Weitere kritische Anmerkungen sowohl zur finanziellen als auch zur technischen Hilfe führen Braun schließlich über die Rolle ausländischer Direktinvestitionen und ihrer Förderung durch die DEG, deren Direktor und Chefvolkswirt Braun über 20 Jahre lang war, zum Konzept einer neuen Entwicklungszusammenarbeit (EZ) - zu ihrer Totalreform: Die Überwindung der Armut kann die EZ nur bei Vorrang der Beschäftigung erreichen. Ihre Konzentration auf den Zentralstaat ist zu beenden. Mit guter Regierungsführung sollen die Nehmerländer untereinander um EZ konkurrieren. Zur Hilfe vor der Hilfe zählen u. a. die Eindämmung von Kapital- und Steuerflucht, die Verhinderung von aufwändigem Staatskonsum, von Waffenexporten, krimineller Rohstoffausbeutung, die Öffnung der Märkte der Industrieländer. Im Politikdialog ist mit den Entwicklungsländern ein grundlegendes Verständnis bezüglich der nationalen beschäftigungsorientierten Armutsbekämpfungsstrategie der EZ herbeizuführen und deren Einhaltung als unabdingbare Voraussetzung für eine Aufnahme und Fortführung von EZ zu vereinbaren.

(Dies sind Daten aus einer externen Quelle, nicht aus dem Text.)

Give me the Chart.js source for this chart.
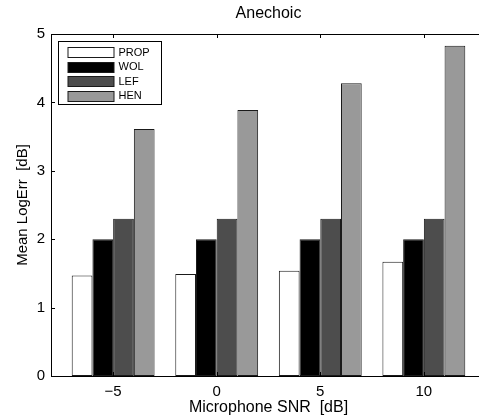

Es konnten hier nur einige der interessanten Argumente Brauns aufgegriffen werden. Die empfehlenswerte Lektüre seines Buches bietet sehr viel mehr. Es sei weniger ein wissenschaftliches, sondern ein politisches Buch, sagt sein Verfasser einleitend. Es zielt auf grundlegende Veränderungen sowohl in der nationalen Politik der Entwicklungsländer als auch in der Politik der Entwicklungszusammenarbeit. Auch in Entwicklungsländern sind Geldwertstabilität, Wettbewerb, Preisfreiheit, Konsumentensouveränität, Gewerbefreiheit und Eigentumsrechte die konstituierenden Element einer Sozialen Marktwirtschaft, die eine ebenso wichtige Grundlagen zur Armutsüberwindung ist wie die „Technologiepolitik“, deren Darstellung einen Kern des Buches bildet.